Не переставая тереть левой рукой стеклянную дверную ручку, Казуэлл нахмурился.
— Мистер Макальбин, я вполне могу понять, что как журналисту, пускай независимому, не связанному с каким бы то ни было конкретным изданием, вам свойственно любопытство. Но я не могу отвечать на все вопросы, какие только приходят вам в голову.
— Вы, наверное, и не психолог?
— Нет, лично я нет, но у нас в Пэксвилл-вудз имеются как квалифицированные врачи, так и соответствующий штат психологов.
— И еще у вас имеется один из самых известных художников-примитивистов Америки. — Макальбин пыхнул своей сигаретой с фильтром и отер пальцами влажные пухлые щеки. — Бабулей Гудволлер многие интересуются, мистер Казуэлл.
— Да, нам это известно, мистер Макальбин, — согласился Казуэлл. — Однако мне непонятно, почему вы говорите это с такой странной интонацией.

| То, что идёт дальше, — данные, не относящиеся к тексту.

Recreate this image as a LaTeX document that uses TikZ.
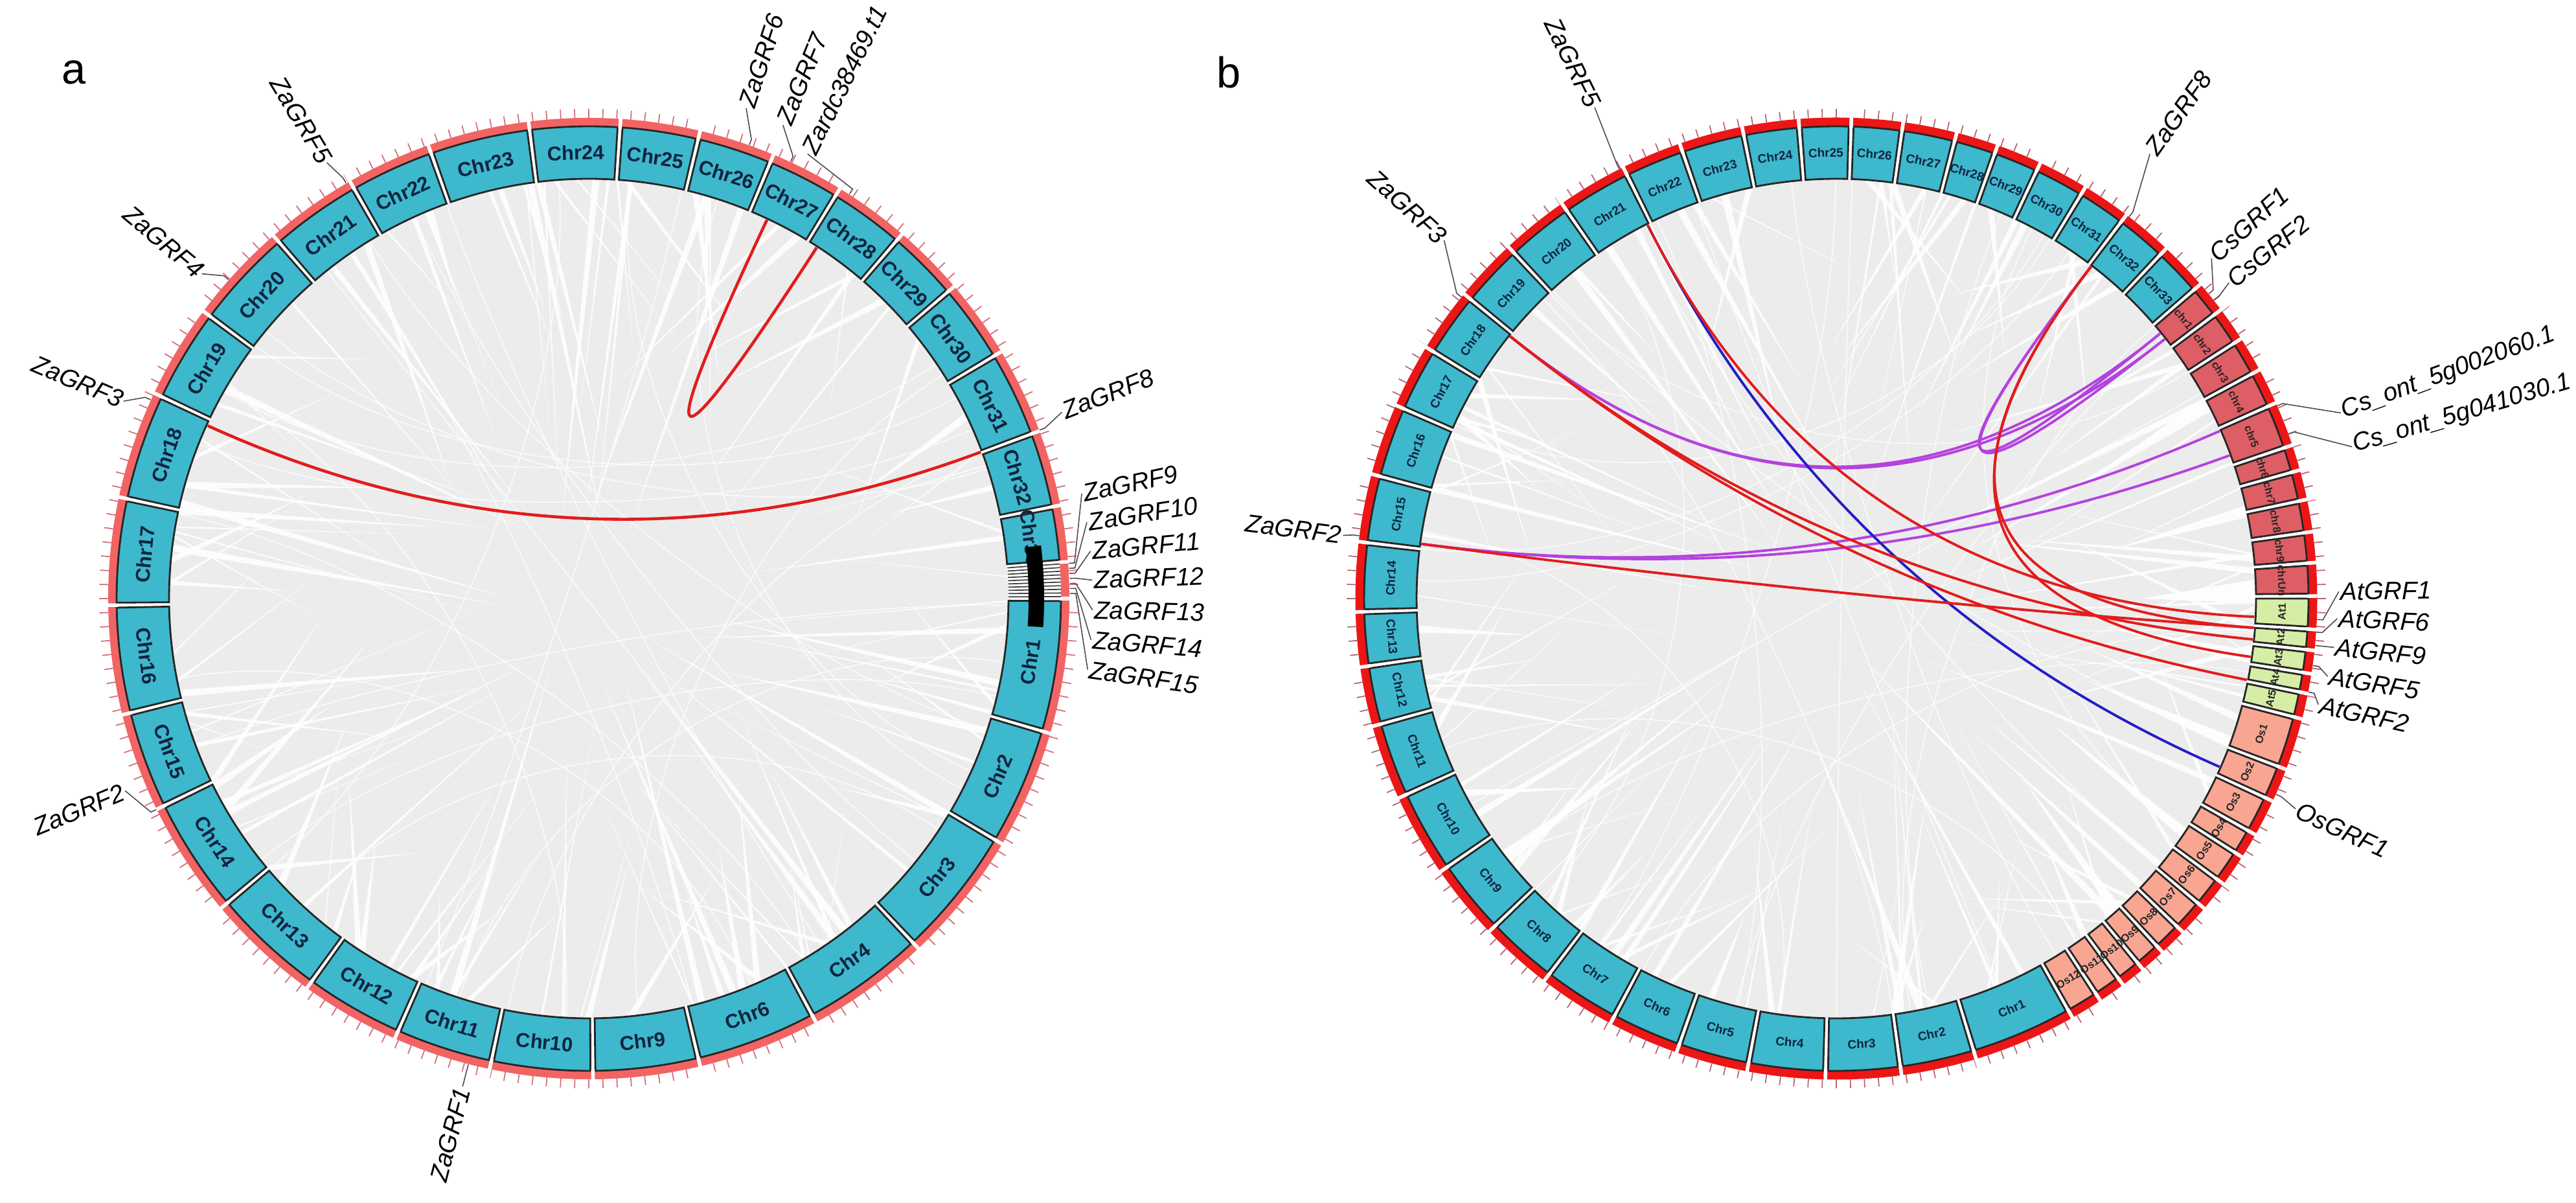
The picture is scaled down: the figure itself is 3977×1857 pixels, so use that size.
\documentclass[tikz,border=0pt]{standalone}
\usepackage{fontspec}
\setmainfont{Liberation Sans}
\usetikzlibrary{calc}
\definecolor{zacyan}{RGB}{62,184,204}
\definecolor{csred}{RGB}{222,94,102}
\definecolor{atgreen}{RGB}{214,237,166}
\definecolor{osred}{RGB}{248,166,146}
\definecolor{banda}{RGB}{242,100,100}
\definecolor{bandb}{RGB}{236,22,22}
\definecolor{ticka}{RGB}{214,110,122}
\definecolor{tickb}{RGB}{186,100,112}
\definecolor{linkgray}{RGB}{236,236,236}
\definecolor{navy}{RGB}{16,36,64}
\definecolor{linkred}{RGB}{226,28,28}
\definecolor{linkpurple}{RGB}{180,66,222}
\definecolor{linkblue}{RGB}{36,30,196}
\tikzset{
  boxstyle/.style={draw=black!85, line width=0.8pt},
  chrlab/.style={font=\bfseries\fontsize{8.8}{8.8}\selectfont, text=navy, inner sep=0pt},
  chrlabb/.style={font=\bfseries\fontsize{5.4}{5.4}\selectfont, text=navy, inner sep=0pt},
  smalllab/.style={font=\bfseries\fontsize{4.7}{4.7}\selectfont, text=black!85, inner sep=0pt},
  genelabel/.style={font=\itshape\fontsize{11}{11}\selectfont, inner sep=0.6pt},
  conn/.style={draw=black!70, line width=0.45pt},
  panellab/.style={font=\fontsize{19}{19}\selectfont, inner sep=0pt},
  redlinka/.style={draw=linkred, line width=1.3pt},
  redlink/.style={draw=linkred, line width=1.1pt},
  purplelink/.style={draw=linkpurple, line width=1.1pt},
  bluelink/.style={draw=linkblue, line width=1.1pt},
  gapline/.style={draw=white, line width=1.5pt},
  meshline/.style={draw=white, line width=0.5pt, opacity=0.7},
}
% chromosome sector: #1 start, #2 end, #3 fill, #4 label, #5 label style, #6 prefix
\newcommand{\chrsector}[6]{%
  \pgfmathsetmacro\cbs{#1-0.3}%
  \pgfmathsetmacro\cbe{#2+0.3}%
  \filldraw[boxstyle, fill=#3] (\cbs:648) arc[start angle=\cbs, end angle=\cbe, radius=648] -- (\cbe:729) arc[start angle=\cbe, end angle=\cbs, radius=729] -- cycle;%
  \draw[gapline] (#1:727) -- (#1:759);%
  \draw[gapline] (#2:727) -- (#2:759);%
  \pgfmathsetmacro\cbm{(#1+#2)/2}%
  \pgfmathsetmacro\cbn{mod(\cbm+720,360)}%
  \pgfmathsetmacro\cbr{ifthenelse(\cbn<180,\cbn-90,\cbn+90)}%
  \node[#5, rotate=\cbr] (#6#4) at (\cbm:688.5) {#4};%
}
% gene label: #1 name, #2 gene angle, #3 label angle, #4 label radius, #5 text
\newcommand{\genelab}[5]{%
  \pgfmathsetmacro\gln{mod(#3+720,360)}%
  \pgfmathtruncatemacro\glside{or(\gln<90,\gln>270)}%
  \coordinate (#1o) at (#2:743);%
  \ifnum\glside=1
    \node[genelabel, anchor=west, rotate=#3] (#1) at (#3:#4) {#5};%
    \draw[conn] (#1o) -- (#2:752) -- (#1.west);%
  \else
    \node[genelabel, anchor=east, rotate=#3+180] (#1) at (#3:#4) {#5};%
    \draw[conn] (#1o) -- (#2:752) -- (#1.east);%
  \fi
}
% link: #1 centre, #2 from, #3 to, #4 style
\newcommand{\chordlink}[4]{%
  \draw[#4] (#2) .. controls ($(#1)!0.3333!(#2)$) and ($(#1)!0.3333!(#3)$) .. (#3);%
}
% white gaps in the grey link mass
\newcommand{\linkwedges}[2]{%
  \pgfmathsetseed{#1}%
  \foreach \i in {1,...,#2}{%
    \pgfmathsetmacro\wa{rnd*360}%
    \pgfmathsetmacro\ww{0.08+rnd*0.45}%
    \pgfmathsetmacro\wt{\wa+(rnd-0.5)*50}%
    \pgfmathsetmacro\wr{90+rnd*430}%
    \fill[white, opacity=0.85] (\wa-\ww:647) -- (\wa+\ww:647) -- (\wt:\wr) -- cycle;%
  }%
  \foreach \i in {1,...,22}{%
    \pgfmathsetmacro\ma{rnd*360}%
    \pgfmathsetmacro\mb{\ma+90+rnd*180}%
    \draw[meshline] (\ma:646) .. controls (\ma:300) and (\mb:300) .. (\mb:646);%
  }%
}
\begin{document}
\begin{tikzpicture}[x=0.01cm,y=0.01cm]
\useasboundingbox (0,0) rectangle (3977,1857);
\fill[white] (0,0) rectangle (3977,1857);

\node[panellab] (pa) at (114,1745) {a};
\node[panellab] (pb) at (1897,1745) {b};

%================ PANEL A =================
\begin{scope}[shift={(909,933)}]
\coordinate (ca) at (0,0);
\fill[linkgray] (ca) circle[radius=647];
\linkwedges{17}{130}
% gene positions
\coordinate (aG3) at (155.6:646);
\coordinate (aG8) at (20.5:646);
\coordinate (aG7) at (64.8:646);
\coordinate (aGz) at (57:646);
\chordlink{ca}{aG3}{aG8}{redlinka}
\chordlink{ca}{aG7}{aGz}{redlinka}
% band and ticks
\draw[banda, line width=3.7pt] (ca) circle[radius=735.5];
\foreach \k in {0,...,215} \draw[ticka, line width=0.5pt] (\k*1.6667:741) -- (\k*1.6667:756);
% chromosomes
\foreach \s/\e/\l in {0/-16.3/Chr1, -16.3/-30.7/Chr2, -30.7/-46.7/Chr3, -46.7/-61.8/Chr4,
  -61.8/-76.6/Chr6, -76.6/-89.5/Chr9, -89.5/-101.9/Chr10, -101.9/-113.8/Chr11,
  -113.8/-125.9/Chr12, -125.9/-139.9/Chr13, -139.9/-154/Chr14, -154/-166/Chr15,
  -166/-179.2/Chr16, 180.8/167.8/Chr17, 167.8/154.7/Chr18, 154.7/143.3/Chr19,
  143.3/131/Chr20, 131/119.8/Chr21, 119.8/109.5/Chr22, 109.5/97.2/Chr23,
  97.2/86.2/Chr24, 86.2/76.6/Chr25, 76.6/67.4/Chr26, 67.4/58.5/Chr27,
  58.5/49.3/Chr28, 49.3/40.5/Chr29, 40.5/30.9/Chr30, 30.9/20.4/Chr31,
  20.4/11.2/Chr32, 11.2/4.4/Chr33}
  {\chrsector{\s}{\e}{zacyan}{\l}{chrlab}{a}}
% small scaffolds
\foreach \k in {0,...,9} \draw[black!75, line width=0.5pt] (4.2-\k*0.44:648) -- (4.2-\k*0.44:729);
\fill[black] (6.7:679) arc[start angle=6.7, end angle=-3.6, radius=679] -- (-3.6:703) arc[start angle=-3.6, end angle=6.7, radius=703] -- cycle;
% gene labels
\genelab{aL1}{-104.5}{-104.5}{778}{ZaGRF1}
\genelab{aL2}{-154}{-157.5}{775}{ZaGRF2}
\genelab{aL3}{155.6}{157}{780}{ZaGRF3}
\genelab{aL4}{138.5}{140}{780}{ZaGRF4}
\genelab{aL5}{120.3}{121}{785}{ZaGRF5}
\genelab{aL6}{70.5}{72.2}{795}{ZaGRF6}
\genelab{aL7}{65.2}{67.7}{790}{ZaGRF7}
\genelab{aLz}{57.2}{63.8}{765}{Zardc38469.t1}
\genelab{aL8}{20.5}{21.5}{785}{ZaGRF8}
\genelab{aL9}{4.2}{12}{778}{ZaGRF9}
\genelab{aL10}{3.6}{8.7}{778}{ZaGRF10}
\genelab{aL11}{3.0}{5.4}{778}{ZaGRF11}
\genelab{aL12}{2.4}{2.1}{778}{ZaGRF12}
\genelab{aL13}{1.8}{-1.3}{778}{ZaGRF13}
\genelab{aL14}{1.2}{-4.7}{778}{ZaGRF14}
\genelab{aL15}{0.6}{-8.1}{778}{ZaGRF15}
\end{scope}

%================ PANEL B =================
\begin{scope}[shift={(2835,933)}]
\coordinate (cb) at (0,0);
\fill[linkgray] (cb) circle[radius=647];
\linkwedges{29}{130}
\foreach \wa/\ww/\wt/\wr in {1/1.6/0/470, -8/0.9/-6/420, -20/0.8/-18/400, -34/0.7/-30/380, 12/0.8/10/430, 28/0.6/25/420, -48/0.7/-44/400}
  {\fill[white, opacity=0.9] (\wa-\ww:647) -- (\wa+\ww:647) -- (\wt:\wr) -- cycle;}
% gene positions
\coordinate (bG5) at (116.8:646);
\coordinate (bG3) at (141.2:646);
\coordinate (bG2) at (172.5:646);
\coordinate (bG8) at (52.5:646);
\coordinate (bCs1) at (39.3:646);
\coordinate (bCs2) at (38.3:646);
\coordinate (bCo1) at (23.6:646);
\coordinate (bCo2) at (20:646);
\coordinate (bAt1) at (-2.5:646);
\coordinate (bAt6) at (-4:646);
\coordinate (bAt9) at (-5.6:646);
\coordinate (bAt5) at (-8:646);
\coordinate (bAt2) at (-11.2:646);
\coordinate (bOs1) at (-23.7:646);
% links
\chordlink{cb}{bG3}{bCs1}{purplelink}
\chordlink{cb}{bG3}{bCs2}{purplelink}
\chordlink{cb}{bG8}{bCs1}{purplelink}
\chordlink{cb}{bG8}{bCs2}{purplelink}
\chordlink{cb}{bG2}{bCo1}{purplelink}
\chordlink{cb}{bG2}{bCo2}{purplelink}
\chordlink{cb}{bG5}{bOs1}{bluelink}
\chordlink{cb}{bG2}{bAt6}{redlink}
\chordlink{cb}{bG5}{bAt1}{redlink}
\chordlink{cb}{bG3}{bAt9}{redlink}
\chordlink{cb}{bG3}{bAt2}{redlink}
\chordlink{cb}{bG8}{bAt6}{redlink}
\chordlink{cb}{bG8}{bAt5}{redlink}
% band and ticks
\draw[bandb, line width=3.7pt] (cb) circle[radius=736];
\foreach \k in {0,...,215} \draw[tickb, line width=0.5pt] (\k*1.6667:742) -- (\k*1.6667:756);
% chromosomes
\foreach \s/\e/\l in {-60.6/-73.1/Chr1, -73.1/-82.2/Chr2, -82.2/-91.3/Chr3, -91.3/-100.7/Chr4,
  -100.7/-109.4/Chr5, -109.4/-118/Chr6, -118/-127.4/Chr7, -127.4/-136.2/Chr8,
  -136.2/-145.4/Chr9, -145.4/-155.5/Chr10, -155.5/-164.6/Chr11, -164.6/-171.8/Chr12,
  -171.8/-178.4/Chr13, 181.6/173.2/Chr14, 173.2/165/Chr15, 165/156.3/Chr16,
  156.3/148.5/Chr17, 148.5/140.7/Chr18, 140.7/133/Chr19, 133/124.8/Chr20,
  124.8/116.3/Chr21, 116.3/109/Chr22, 109/101.3/Chr23, 101.3/94.5/Chr24,
  94.5/88.2/Chr25, 88.2/82/Chr26, 82/75.5/Chr27, 75.5/70.4/Chr28,
  70.4/64.9/Chr29, 64.9/58.8/Chr30, 58.8/52.9/Chr31, 52.9/46.7/Chr32, 46.7/40.8/Chr33}
  {\chrsector{\s}{\e}{zacyan}{\l}{chrlabb}{b}}
\foreach \s/\e/\l in {40.8/36.9/chr1, 36.9/32.7/chr2, 32.7/28.4/chr3, 28.4/24/chr4,
  24/18.6/chr5, 18.6/15.5/chr6, 15.5/11.9/chr7, 11.9/8/chr8, 8/4.3/chr9, 4.3/0.3/chrUn}
  {\chrsector{\s}{\e}{csred}{\l}{smalllab}{b}}
\foreach \s/\e/\l in {0.3/-3.7/At1, -3.7/-6.2/At2, -6.2/-9/At3, -9/-11.4/At4, -11.4/-14.5/At5}
  {\chrsector{\s}{\e}{atgreen}{\l}{smalllab}{b}}
\foreach \s/\e/\l in {-14.5/-20.8/Os1, -20.8/-24.9/Os2, -24.9/-29.4/Os3, -29.4/-32.5/Os4,
  -32.5/-36.4/Os5, -36.4/-40.1/Os6, -40.1/-43.9/Os7, -43.9/-47.3/Os8,
  -47.3/-50.4/Os9, -50.4/-53.4/Os10, -53.4/-56.7/Os11, -56.7/-60.6/Os12}
  {\chrsector{\s}{\e}{osred}{\l}{smalllab}{b}}
% gene labels
\genelab{bL5}{116.8}{116.2}{845}{ZaGRF5}
\genelab{bL3}{141.2}{137.6}{820}{ZaGRF3}
\genelab{bL2}{172.5}{172.7}{768}{ZaGRF2}
\genelab{bL8}{52.5}{54.8}{840}{ZaGRF8}
\genelab{bC1}{39.3}{42.2}{782}{CsGRF1}
\genelab{bC2}{38.3}{38.8}{778}{CsGRF2}
\genelab{bC3}{23.6}{20.2}{830}{Cs\_ont\_5g002060.1}
\genelab{bC4}{20}{16.4}{830}{Cs\_ont\_5g041030.1}
\genelab{bA1}{-2.5}{0.8}{776}{AtGRF1}
\genelab{bA6}{-4}{-2.3}{774}{AtGRF6}
\genelab{bA9}{-5.6}{-5.6}{772}{AtGRF9}
\genelab{bA5}{-8}{-9}{768}{AtGRF5}
\genelab{bA2}{-11.2}{-12.4}{762}{AtGRF2}
\genelab{bO1}{-24}{-24.6}{780}{OsGRF1}
\end{scope}
\end{tikzpicture}
\end{document}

— Что ж, я вам объясню. Мне любопытно, почему это три месяца назад Бабуля Гудволлер перебралась из своей квартиры в Пэксвилл-виллидж сюда, к подножию холма. Мне хотелось бы знать, почему она сейчас помещается в Пэксвилл-вудз, в коттедже, куда никого не пускают. Я хотел бы взять у нее интервью.
— Да, я так и понял, как только вы представились, — ответил Казуэлл. Он перестал тереть дверную ручку и подошел к Макальбину. — Пэксвилл — чудесное место для престарелых. Там, вверх по склону, за перелеском, располагаются домики и жилые блоки, где наши старики — кто поодиночке, кто парами — проводят осень дней своих в покое и комфорте. А здесь, внизу, где расположена больница и коттеджи, у нас, как вы догадываетесь, зона для наименее здоровых пациентов. Мы даже устроили в нескольких бунгало отделение интенсивной терапии.
— Значит, Бабуле нездоровится?
— Бабуле уже девяносто лет. Она, как вы сами сказали, выдающаяся американская художница. Для нас было честью, когда почти пять лет назад она решила переселиться в наш только что появившийся пэксвилльский комплекс. Она очень стара, мистер Макальбин. Она нуждается в постоянном уходе. Она не в состоянии давать интервью.
— Но она все еще пишет?
— Да. Бабуля сохраняет творческий потенциал и по-прежнему весьма плодовита. Если зайдете в любой из художественных салонов в Пэксвилл-виллидж или в Бримстоунскую галерею, вы увидите там ее последние работы. Подлинники на холсте маслом для независимого журналиста, возможно, и дороговаты, но там вам вдобавок предложат сколько угодно поздравительных открыток и репродукций.
— Я уже осмотрел ее пэксвилльскую экспозицию, — сказал Макальбин. Старик в коричневом дощатом коттедже внизу умолк. Дождь шел по-прежнему, холодный и сильный. — А ее выставка в Маркусовской галерее в Нью-Йорке — это тоже новинки?
— Да, — ответил Казуэлл. — Своей известностью Бабуля во многом обязана открыткам компании «Маркус», поэтому она сама пожелала отдать туда свои лучшие работы. Ну, боюсь, я не могу уделить вам больше времени, мистер Макальбин. Спасибо, что так интересуетесь Бабулей. Я передам ей, что вы приходили, и, уверен, эта новость вызовет у нее печальную, светлую улыбку.
— Где она сейчас работает? У себя в коттедже? — спросил Макальбин. Он бросил окурок через перила на коротко подстриженную траву у порога.
— Иногда она действительно пишет в коттедже, — ответил Казуэлл. — К тому же у нее есть просторная мастерская в главном здании.
— Можно взглянуть?
— Это всего лишь большая комната, полная натянутых холстов, пропахшая краской и скипидаром.
— Вид творческой лаборатории художника помогает мне, — сказал Макальбин. — Я все-таки намерен написать о Бабуле Гудволлер и ее творчестве. Раз уж вы не пускаете меня к ней самой, то покажите хотя бы место, где она создает свои полотна.